Glory to Jesus Christ!
Can anyone fill us in on what is going on here??? God Bless!
Distributed by The Associated Press, October 26, 2002
[Charlotte GOA] Church Power Struggle Results in Service Cancellation
CHARLOTTE, NC, October 26, 2002 (AP) -- A power struggle at Holy Trinity Greek Orthodox Cathedral has caused what's believed to be the first cancellation of Sunday services in its 79-year history.
The fight pitting longtime members of one of the city's most prominent churches has grown so rancorous that police have been called twice and lawyers have been hired.
A group claiming to be the elected Parish Council recently took over the offices on East Boulevard and changed the locks on the 3,000-member church founded by Greek immigrants in 1923.
"We all grew up together in this church, almost like brothers and sisters," said Andrew Karres, a Charlotte lawyer who's attended Holy Trinity since childhood. "And now there's this fighting - I honestly think both sides are heartbroken."
The feud began in January as a disagreement over how much money Holy Trinity should pay annually to its New York-based archdiocese. The national office is part of a worldwide Eastern Orthodox Church that split with the Roman Catholic Church in 1054 and now totals almost 300 million members.
But recently, the dispute has evolved into a battle over who should control the church.
On one side is a 15-member group that calls itself the elected Parish Council. They were elected at a May parish assembly and say they represent the majority view and on Oct. 13 they took over the building and daily operations of the church.
On the other side is a rival Parish Council, whose 15 members were appointed in February by Bishop Alexios, who controls the Diocese of Atlanta, including Charlotte.
Earlier, the bishop appointed the Rev. George Daskalakis, Holy Trinity's head priest, or dean. Daskalakis describes the other parish council as improperly elected.
Daskalakis said in an Oct. 17 letter to parishioners that, because the cathedral was now "under siege," no church services or sacraments would be performed until further notice.

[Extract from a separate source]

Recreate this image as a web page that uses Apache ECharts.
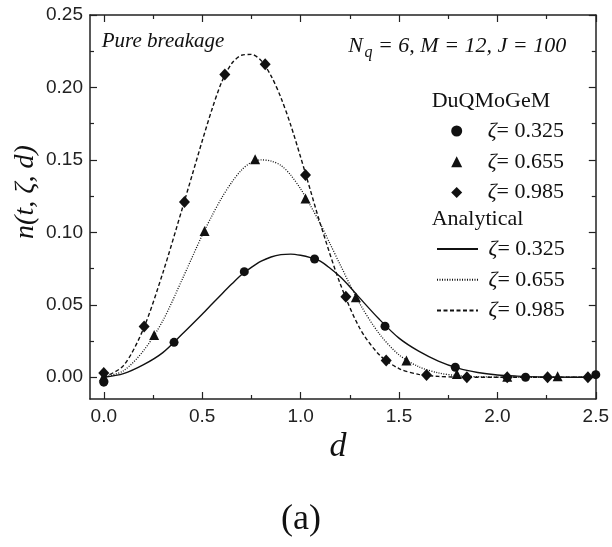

Hundreds of parishioners showed up at the cathedral last Sunday anyway, said Harry Stathopoulos, a Charlotte lawyer and member of the Parish Council elected in May. They lit candles, chanted the Hymn of the Holy Trinity and prayed before the icons that adorn the cathedral.
Karres, the lawyer and longtime church member, is now a member of the bishop's appointed Parish Council and the designated media spokesman for Daskalakis. He said no divine liturgy services will be held Sunday.
But Stathopoulos, speaking for the other side, said parishioners are invited to return Sunday to pray in the cathedral, then walk to the fellowship hall to view a satellite transmission of a service from Greece.
The split began after another church opened and took away some of the cathedral's members. The Parish Council asked the bishop in January to reduce what it paid the archdiocese. In February, the bishop dismissed the council and said the church was $66,000 in arrears on its dues.
At the same time, the bishop appointed a council to run the church. Unhappy with that, some church members held an election in May without the priest's cooperation, and chose their own council.
Stathopoulos said regulations that govern all Greek Orthodox parishes allow only an archbishop, not a bishop, to dismiss a council. In addition, he said, Holy Trinity was paying a lot to the archdiocese already: $161,000 in assessments between 1999 and 2001 and $20,000 more to aid Greek Orthodox colleges and Kosovo refugees.
Speaking for the bishop, Karres said the conflict began and continues because of disobedience.
"This is a hierarchical church," Karres said. "We would like (the other side) to come back into the fold. But to do that, they would have to give up the building and do whatever the bishop requires."
A good start to reaching peace, said Stathopoulos, would be for the bishop to restart the cathedral's schedule of Sunday services and sacraments such as baptisms.